A main source of comedy on What We Do in the Shadows is how pathetic it is that the vampires, granted seemingly infinite time on Earth, have completely squandered that gift. "Part of what's funny about the show is that these vampires had 200 years during which they could have done anything they wanted — they could've learned any language, written 1,000 books, become proficient in any musical instrument," Simms said, "and all they've really done is sat around and bickered with each other."
The vampires were not invited back into the house
FX's What We Do in the Shadows takes place on Staten Island, New York, but it actually films in Toronto, made up to resemble the American suburban enclave. The sprawling house where Nandor, Laszlo, Nadja, Colin Robinson, and Guillermo reside is even a noted house of horrors — or at the least the one used to shoot the first season is. Prior to the comedy-horror production moving in, it was used to film the big-screen version of Stephen King's It. The second season was shot in a different house, owing to a last-minute production emergency.
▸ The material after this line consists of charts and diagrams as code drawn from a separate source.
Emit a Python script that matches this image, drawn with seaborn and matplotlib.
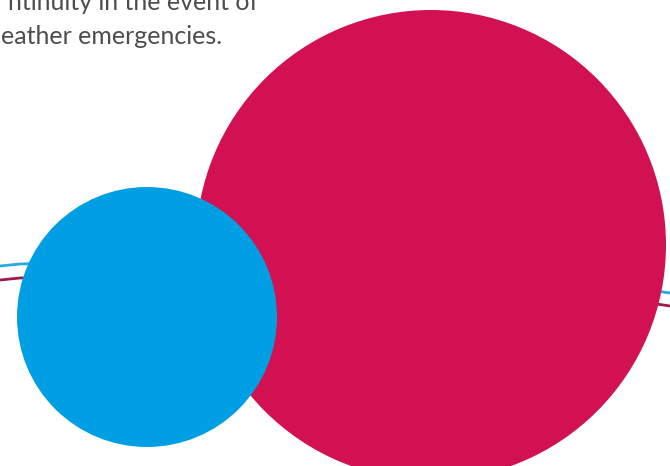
import matplotlib
matplotlib.use("Agg")
import numpy as np
import pandas as pd
import seaborn as sns
from matplotlib import pyplot as plt

# bubbles (pixel-like data space, y grows downward)
bubble_names = ["Big", "Small"]
bubble_x = [431, 147]
bubble_y = [245, 317]
bubble_r = [235, 130]
bubble_colors = ["#d11152", "#009fe3"]

# background trend lines
line_x = [0, 20, 100, 200, 300, 400, 500, 600, 650, 670]
line_blue = [266, 264, 262, 261, 263, 267, 274, 284, 290, 293]
line_red = [280, 278, 276, 275, 277, 281, 288, 297, 303, 306]

text_lines = ["ntinuity in the event of", "eather emergencies."]

sns.set_style("white")
plt.rcParams['font.family'] = ['Lato', 'DejaVu Sans']

fig = plt.figure(figsize=(6.7, 4.66), dpi=100)
ax = fig.add_axes([0, 0, 1, 1])

df = pd.DataFrame({"x": line_x * 2,
                   "y": line_blue + line_red,
                   "series": ["blue"] * len(line_x) + ["red"] * len(line_x)})
sns.lineplot(data=df, x="x", y="y", hue="series",
             palette={"blue": "#2aa8e0", "red": "#9e1a4c"},
             linewidth=2, legend=False, ax=ax, zorder=1)

for name, x, y, r, c in zip(bubble_names, bubble_x, bubble_y, bubble_r, bubble_colors):
    ax.add_patch(plt.Circle((x, y), r, color=c, lw=0, zorder=2))

ax.text(258, 10, text_lines[0], ha="right", va="baseline",
        fontsize=18, color="#4d4d4d", zorder=3)
ax.text(222, 44, text_lines[1], ha="right", va="baseline",
        fontsize=18, color="#4d4d4d", zorder=3)

ax.set_xlim(0, 670)
ax.set_ylim(466, 0)
ax.set_aspect("auto")
ax.axis("off")

fig.savefig("out.png", dpi=100)
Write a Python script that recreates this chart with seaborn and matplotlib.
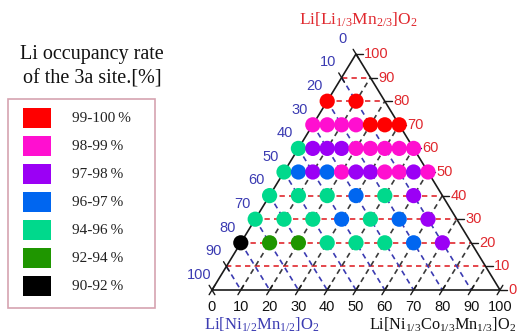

"Right before we got to Toronto to start shooting again, we were told that we couldn't use the vampire house that we'd been using," showrunner Paul Simms told The Hollywood Reporter. "That was our biggest production struggle." The series' crew had to build a new house exterior to match the original one. And then they "started getting more ambitious," adding on a larger topiary garden and a koi pond in the parking lot of the soundstage where interior scenes are captured.
Mark Hamill's fandom paid off
In the sublimely silly second-season What We Do in the Shadows episode "On the Run," Laszlo assumes a new identity in Pennsylvania as a "regular human bartender" named "Jackie Daytona," disguising himself with just a pair of jeans and a toothpick. And yet, it works against the reason he ran away: Jim the Vampire, to whom he owes a very small and old debt. Jim is played by Star Wars legend Mark Hamill, who got the role because he's a huge What We Do in the Shadows fan. He enjoyed the movie but didn't think the show would be great because Taika Waititi and Jemaine Clement weren't in it — but then he was wrong. "I always get nervous about shows I like, because I find something I really love and it gets canceled. So I tweeted about it several times, trying to get my followers to give it a try," Hamill told Vulture. "Apparently that's what put me on their radar, and the next thing I know they asked me to come on their show." Hamill assumed he'd be given a small role — a civil servant, or neighbor. When offered the role of Jim the Vampire, he says he "just flipped out."
Hamill's guest-star role elevated the show's profile just as his tweets had. "On the Run" even earned an Emmy Award nomination for Outstanding Writing for a Comedy Series (one of three that What We Do in the Shadows earned in the category).